Na Decisão Sumária reconheceu-se que o tribunal a quo abordou efetivamente as questões colocadas pelo recorrente, mas notou-se que, do mesmo passo, acolheu um entendimento que sempre levaria ao mesmo resultado. A decisão em causa não poderia ser mais clara a esse respeito, ao afirmar que, apesar de o acórdão cuja reforma aí se pedia ter de facto considerado «que o recorrente não cumpriu o ónus de incluir nas conclusões do recurso, e no que à impugnação do juízo sobre a matéria de facto concerne, as concretas provas que impunham decisão diferente, fazendo-o por remessa para as concretas passagens da respetiva gravação» (e de reafirmar o acerto deste entendimento), ainda assim «não quis deixar de se pronunciar sobre essa matéria», ao invés de adotar um «posicionamento mais formal».

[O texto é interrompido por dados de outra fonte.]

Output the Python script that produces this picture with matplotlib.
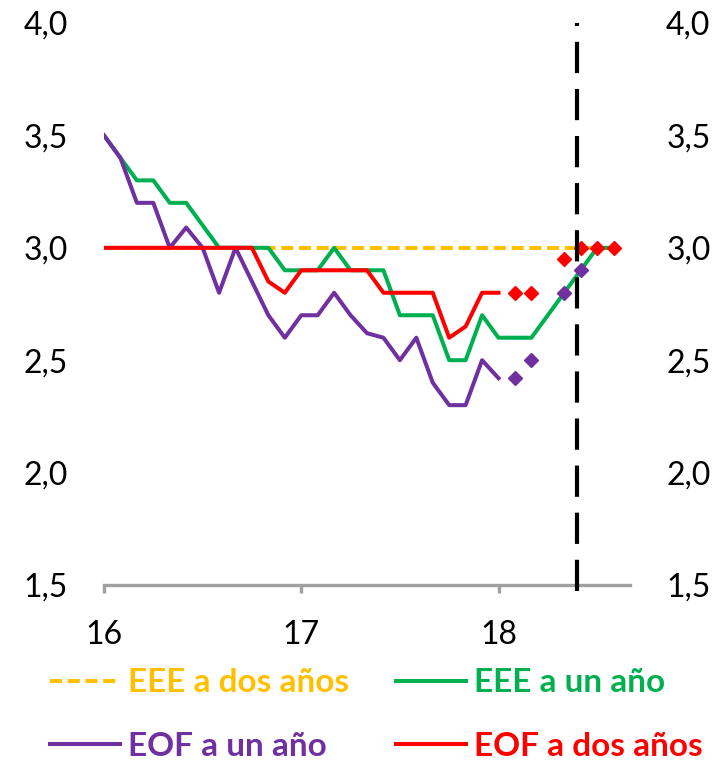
"""
Expectativas de inflación: EEE y EOF a uno y dos años
"""
import numpy as np
import matplotlib
matplotlib.use('Agg')
import matplotlib.pyplot as plt
from matplotlib.lines import Line2D

plt.rcParams['font.family'] = ['Lato', 'DejaVu Sans']

# datos mensuales desde ene-2016 (índice de mes)
meses = np.arange(32)
x = 16 + meses / 12.0

eee_dos = [3.0, 3.0, 3.0, 3.0, 3.0, 3.0, 3.0, 3.0, 3.0, 3.0, 3.0, 3.0, 3.0, 3.0, 3.0, 3.0,
           3.0, 3.0, 3.0, 3.0, 3.0, 3.0, 3.0, 3.0, 3.0, 3.0, 3.0, 3.0, 3.0, 3.0, 3.0, 3.0]
eee_uno = [3.5, 3.4, 3.3, 3.3, 3.2, 3.2, 3.1, 3.0, 3.0, 3.0, 3.0, 2.9, 2.9, 2.9, 3.0, 2.9,
           2.9, 2.9, 2.7, 2.7, 2.7, 2.5, 2.5, 2.7, 2.6, 2.6, 2.6, 2.7, 2.8, 2.9, 3.0, 3.0]
eof_uno = [3.5, 3.4, 3.2, 3.2, 3.0, 3.09, 3.0, 2.8, 3.0, 2.85, 2.7, 2.6, 2.7, 2.7, 2.8, 2.7,
           2.62, 2.6, 2.5, 2.6, 2.4, 2.3, 2.3, 2.5, 2.42]
eof_dos = [3.0, 3.0, 3.0, 3.0, 3.0, 3.0, 3.0, 3.0, 3.0, 3.0, 2.85, 2.8, 2.9, 2.9, 2.9, 2.9,
           2.9, 2.8, 2.8, 2.8, 2.8, 2.6, 2.65, 2.8, 2.8]
# puntos sueltos (rombos) tras el último dato de la línea
eof_uno_pts = [np.nan] * 25 + [2.42, 2.5, np.nan, 2.8, 2.9]
eof_dos_pts = [np.nan] * 25 + [2.8, 2.8, np.nan, 2.95, 3.0, 3.0, 3.0]
linea_vertical = 18.4

c_amarillo = '#FFC000'
c_verde = '#00B050'
c_morado = '#7030A0'
c_rojo = '#FF0000'
gris = '#A0A0A0'

fig = plt.figure(figsize=(7.21, 7.64), dpi=100)
ax = fig.add_axes([104 / 721, 179 / 764, 526 / 721, 562 / 764])

lw = 2.9
ax.plot(x, eee_dos, color=c_amarillo, lw=lw, dashes=(3.0, 1.4), zorder=2)
ax.plot(x, eee_uno, color=c_verde, lw=lw, zorder=3)
ax.plot(x[:len(eof_uno)], eof_uno, color=c_morado, lw=lw, zorder=4)
ax.plot(x[:len(eof_dos)], eof_dos, color=c_rojo, lw=lw, zorder=5)
ax.plot(x[:len(eof_uno_pts)], eof_uno_pts, 'D', color=c_morado, ms=7.5, zorder=6)
ax.plot(x[:len(eof_dos_pts)], eof_dos_pts, 'D', color=c_rojo, ms=7.5, zorder=6)
ax.axvline(linea_vertical, ymin=-0.01, ymax=1.0, color='black', lw=3,
           dashes=(7.5, 3.8), clip_on=False, zorder=7)

ax.set_xlim(16, 16 + 32 / 12.0)
ax.set_ylim(1.5, 4.0)
yt = [1.5, 2.0, 2.5, 3.0, 3.5, 4.0]
ylab = ['1,5', '2,0', '2,5', '3,0', '3,5', '4,0']
ax.set_yticks(yt)
ax.set_yticklabels(ylab)
ax.set_xticks([16, 17, 18])
ax.set_xticklabels(['16', '17', '18'])

for s in ['left', 'right', 'top']:
    ax.spines[s].set_visible(False)
ax.spines['bottom'].set_color(gris)
ax.spines['bottom'].set_linewidth(2.4)
ax.tick_params(axis='y', length=0, pad=26, labelsize=23)
ax.tick_params(axis='x', length=6, width=2.4, color=gris, pad=19, labelsize=23)

ax2 = ax.twinx()
ax2.set_ylim(1.5, 4.0)
ax2.set_yticks(yt)
ax2.set_yticklabels(ylab)
for s in ax2.spines.values():
    s.set_visible(False)
ax2.tick_params(axis='y', length=0, pad=26, labelsize=23)

handles = [Line2D([], [], color=c_amarillo, lw=lw, dashes=(3.0, 1.4)),
           Line2D([], [], color=c_morado, lw=lw),
           Line2D([], [], color=c_verde, lw=lw),
           Line2D([], [], color=c_rojo, lw=lw)]
labels = ['EEE a dos años', 'EOF a un año', 'EEE a un año', 'EOF a dos años']
leg = fig.legend(handles, labels, ncol=2, loc='upper left', bbox_to_anchor=(0.069, 0.125),
                 frameon=False, handlelength=2.1, handletextpad=0.24, columnspacing=1.4,
                 labelspacing=1.02, borderaxespad=0, borderpad=0,
                 prop={'size': 24, 'weight': 'bold'}, labelcolor='linecolor')

plt.savefig('out.png', dpi=100)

Na reclamação em apreço o recorrente argumenta que: «É certo que a decisão do Tribunal recorrido se pronuncia sobre matéria de facto, mas não nos termos que o faria (e deveria fazer) se assumisse como cumprido pelo Recorrente o ónus da impugnação especificada». Mas aqui emerge aqui um outro problema, também já aludido na Decisão Sumária, qual seja o de que passaria então a discutir-se o próprio exercício subsuntivo, infraconstitucional, empreendido pelo tribunal a quo, o que este Tribunal Constitucional não tem competência para fazer. Ademais, neste caso, de um modo especulativo, quando o que decorre do texto da decisão recorrida é que a pretensão do recorrente seria, no entender desse tribunal, inevitavelmente improcedente.
Por estas razões, a presente reclamação não pode ser deferida.
III – Decisão
Nestes termos, decide-se indeferir a presente reclamação.
Custas pelo recorrente, fixando-se a taxa de justiça em 20 (vinte) unidades de conta.
Lisboa, 9 de junho de 2022 - Lino Rodrigues Ribeiro
Atesto o voto de conformidade do Conselheiro Presidente João Pedro Caupers e do Conselheiro Afonso Patrão.